WHAT IS ASKED
Can you transcribe the data exactly? Leave the pictures out.

DATASET CONTENT
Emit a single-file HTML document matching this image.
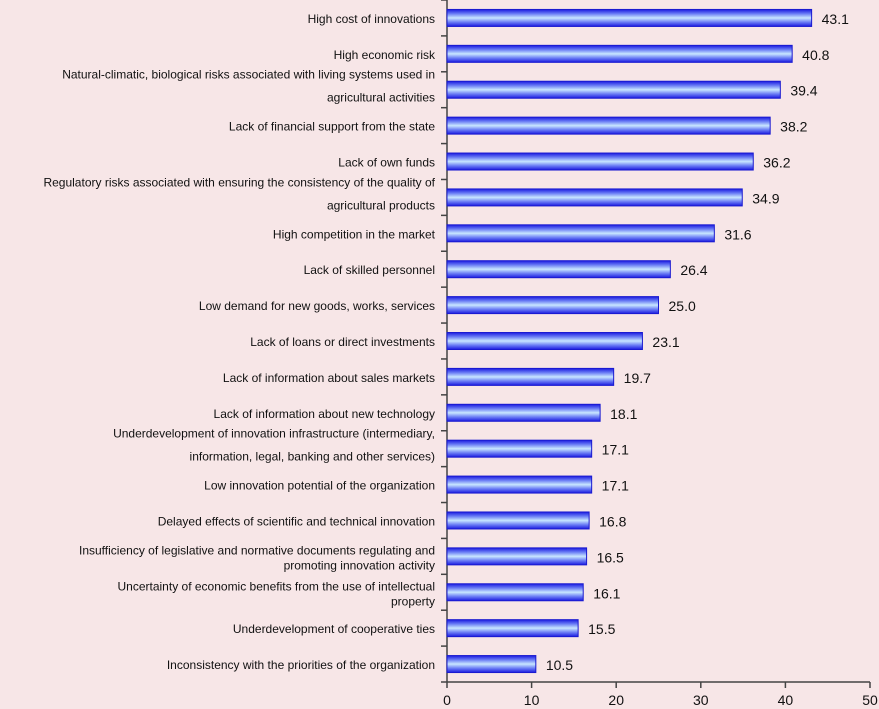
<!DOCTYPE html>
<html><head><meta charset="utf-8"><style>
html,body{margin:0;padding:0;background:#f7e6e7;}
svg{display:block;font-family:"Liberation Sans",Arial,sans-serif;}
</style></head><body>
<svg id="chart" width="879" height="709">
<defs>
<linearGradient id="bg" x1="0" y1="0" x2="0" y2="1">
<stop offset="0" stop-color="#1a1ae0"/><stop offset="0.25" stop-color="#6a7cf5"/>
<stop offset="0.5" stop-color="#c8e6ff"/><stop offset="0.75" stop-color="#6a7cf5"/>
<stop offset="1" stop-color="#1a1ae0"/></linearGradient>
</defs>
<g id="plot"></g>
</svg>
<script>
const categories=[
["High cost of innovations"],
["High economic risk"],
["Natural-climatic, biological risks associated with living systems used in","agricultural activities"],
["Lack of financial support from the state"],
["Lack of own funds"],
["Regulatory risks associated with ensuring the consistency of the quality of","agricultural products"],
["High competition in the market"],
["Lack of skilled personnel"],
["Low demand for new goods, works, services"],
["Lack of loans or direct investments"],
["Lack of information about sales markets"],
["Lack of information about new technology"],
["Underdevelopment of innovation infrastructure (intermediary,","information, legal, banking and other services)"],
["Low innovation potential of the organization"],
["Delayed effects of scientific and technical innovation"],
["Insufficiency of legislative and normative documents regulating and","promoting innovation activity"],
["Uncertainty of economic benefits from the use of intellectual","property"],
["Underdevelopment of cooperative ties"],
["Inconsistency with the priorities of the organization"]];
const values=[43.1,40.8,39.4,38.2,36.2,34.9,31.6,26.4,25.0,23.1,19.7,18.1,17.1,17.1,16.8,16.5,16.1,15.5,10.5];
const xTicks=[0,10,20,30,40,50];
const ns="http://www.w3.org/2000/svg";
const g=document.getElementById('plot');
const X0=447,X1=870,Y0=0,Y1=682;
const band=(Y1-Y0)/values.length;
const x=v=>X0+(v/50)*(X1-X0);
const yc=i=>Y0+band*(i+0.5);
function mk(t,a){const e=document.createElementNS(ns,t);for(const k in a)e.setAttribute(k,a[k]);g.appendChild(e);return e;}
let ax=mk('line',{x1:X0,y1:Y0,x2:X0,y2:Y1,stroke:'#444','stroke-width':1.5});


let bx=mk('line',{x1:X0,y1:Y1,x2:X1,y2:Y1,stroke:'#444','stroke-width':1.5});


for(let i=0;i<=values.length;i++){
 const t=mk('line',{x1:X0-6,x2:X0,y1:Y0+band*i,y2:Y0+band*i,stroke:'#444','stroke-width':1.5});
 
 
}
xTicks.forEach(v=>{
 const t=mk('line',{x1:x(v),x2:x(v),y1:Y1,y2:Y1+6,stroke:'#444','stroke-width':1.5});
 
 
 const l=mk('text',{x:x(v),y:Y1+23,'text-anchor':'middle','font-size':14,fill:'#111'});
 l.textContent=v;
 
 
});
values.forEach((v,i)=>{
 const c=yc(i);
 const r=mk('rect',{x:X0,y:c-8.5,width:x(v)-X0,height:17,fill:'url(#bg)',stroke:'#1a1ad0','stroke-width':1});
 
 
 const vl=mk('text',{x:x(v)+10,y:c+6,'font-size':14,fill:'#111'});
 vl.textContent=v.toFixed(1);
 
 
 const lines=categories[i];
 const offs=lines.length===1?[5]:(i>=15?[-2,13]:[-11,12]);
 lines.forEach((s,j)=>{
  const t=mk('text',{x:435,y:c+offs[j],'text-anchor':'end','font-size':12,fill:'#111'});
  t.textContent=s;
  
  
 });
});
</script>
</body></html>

CORRECT OUTPUT
Emit a single-file HTML document matching this image.
<!DOCTYPE html>
<html><head><meta charset="utf-8"><style>
html,body{margin:0;padding:0;background:#f7e6e7;}
svg{display:block;font-family:"Liberation Sans",Arial,sans-serif;}
</style></head><body>
<svg id="chart" width="879" height="709">
<defs>
<linearGradient id="bg" x1="0" y1="0" x2="0" y2="1">
<stop offset="0" stop-color="#1a1ae0"/><stop offset="0.25" stop-color="#6a7cf5"/>
<stop offset="0.5" stop-color="#c8e6ff"/><stop offset="0.75" stop-color="#6a7cf5"/>
<stop offset="1" stop-color="#1a1ae0"/></linearGradient>
</defs>
<g id="plot"></g>
</svg>
<script>
const categories=[
["High cost of innovations"],
["High economic risk"],
["Natural-climatic, biological risks associated with living systems used in","agricultural activities"],
["Lack of financial support from the state"],
["Lack of own funds"],
["Regulatory risks associated with ensuring the consistency of the quality of","agricultural products"],
["High competition in the market"],
["Lack of skilled personnel"],
["Low demand for new goods, works, services"],
["Lack of loans or direct investments"],
["Lack of information about sales markets"],
["Lack of information about new technology"],
["Underdevelopment of innovation infrastructure (intermediary,","information, legal, banking and other services)"],
["Low innovation potential of the organization"],
["Delayed effects of scientific and technical innovation"],
["Insufficiency of legislative and normative documents regulating and","promoting innovation activity"],
["Uncertainty of economic benefits from the use of intellectual","property"],
["Underdevelopment of cooperative ties"],
["Inconsistency with the priorities of the organization"]];
const values=[43.1,40.8,39.4,38.2,36.2,34.9,31.6,26.4,25.0,23.1,19.7,18.1,17.1,17.1,16.8,16.5,16.1,15.5,10.5];
const xTicks=[0,10,20,30,40,50];
const ns="http://www.w3.org/2000/svg";
const g=document.getElementById('plot');
const X0=447,X1=870,Y0=0,Y1=682;
const band=(Y1-Y0)/values.length;
const x=v=>X0+(v/50)*(X1-X0);
const yc=i=>Y0+band*(i+0.5);
function mk(t,a){const e=document.createElementNS(ns,t);for(const k in a)e.setAttribute(k,a[k]);g.appendChild(e);return e;}
let ax=mk('line',{x1:X0,y1:Y0,x2:X0,y2:Y1,stroke:'#444','stroke-width':1.5});


let bx=mk('line',{x1:X0,y1:Y1,x2:X1,y2:Y1,stroke:'#444','stroke-width':1.5});


for(let i=0;i<=values.length;i++){
 const t=mk('line',{x1:X0-6,x2:X0,y1:Y0+band*i,y2:Y0+band*i,stroke:'#444','stroke-width':1.5});
 
 
}
xTicks.forEach(v=>{
 const t=mk('line',{x1:x(v),x2:x(v),y1:Y1,y2:Y1+6,stroke:'#444','stroke-width':1.5});
 
 
 const l=mk('text',{x:x(v),y:Y1+23,'text-anchor':'middle','font-size':14,fill:'#111'});
 l.textContent=v;
 
 
});
values.forEach((v,i)=>{
 const c=yc(i);
 const r=mk('rect',{x:X0,y:c-8.5,width:x(v)-X0,height:17,fill:'url(#bg)',stroke:'#1a1ad0','stroke-width':1});
 
 
 const vl=mk('text',{x:x(v)+10,y:c+6,'font-size':14,fill:'#111'});
 vl.textContent=v.toFixed(1);
 
 
 const lines=categories[i];
 const offs=lines.length===1?[5]:(i>=15?[-2,13]:[-11,12]);
 lines.forEach((s,j)=>{
  const t=mk('text',{x:435,y:c+offs[j],'text-anchor':'end','font-size':12,fill:'#111'});
  t.textContent=s;
  
  
 });
});
</script>
</body></html>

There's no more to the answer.